Several studies have been conducted to mine UML models. Robles et al. (2017) and Hebig et al. (2016b) contributed datasets with UML diagrams mined from GitHub. The datasets enable several mining studies to advance the understanding and techniques in UML modeling. Osman et al. (2018) developed the techniques to automatically classify UML models into hand-made diagrams as part of the forward-looking development process and the diagrams reverse engineered from the source code. Raghuraman et al. (2019a) mined software repositories and identified that the projects with UML models present in the repositories are less prone to defects compared to projects without UML models present in the repositories. This finding confirms the intuition that the use of UML models can improve the quality of software.

9 Conclusion

With the aim of understanding why developers violate a widespread modeling guideline, we conducted an exploratory study to understand under which circumstances developers use SSSMs in their practice. Our exploratory study consists of two complementary studies. We first investigated the prevalence and role of SSSMs in the domain of embedded systems, as well as the reasons why developers use them and their perceived advantages and disadvantages. We employed the sequential explanatory strategy, including repository mining and interview, to study 1500 state machines from 26 components at ASML, a leading company in manufacturing lithography machines from the semiconductor industry. Then, we investigated the evolutionary aspects of the SSSMs, exploring when SSSMs are introduced to the systems and how developers modify them by mining the largest state-machine-based component from the company.

We observed that 25 out of 26 components contain SSSMs. The SSSMs make up 25.3% of the model base.
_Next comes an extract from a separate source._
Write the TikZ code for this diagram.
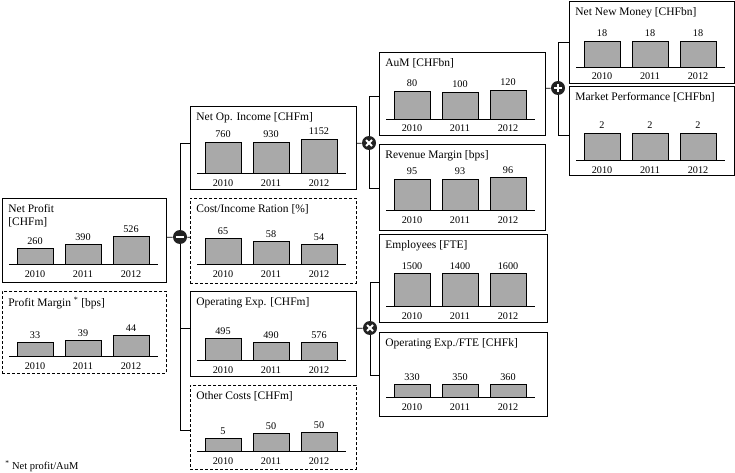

Our interviews suggest that SSSMs are used to interface with the existing code, to deal with tool limitations, to facilitate maintenance and to ease verification. Our study on the evolutionary aspects of SSSMs reveals that the need for SSSMs to deal with tool limitations grew continuously over the years. Moreover, we observed the majority of the SSSMs are stable and have not been changed during their evolution. The most frequent modifications developers made to SSSMs is inserting events with constraints and conditions on the execution of the events.

Based on our results, we provide implications to modeling tool builders and developers. Furthermore, we formulate four hypotheses about the effectiveness of SSSMs, the impacts of SSSMs on development, maintenance and verification as well as the evolution of SSSMs.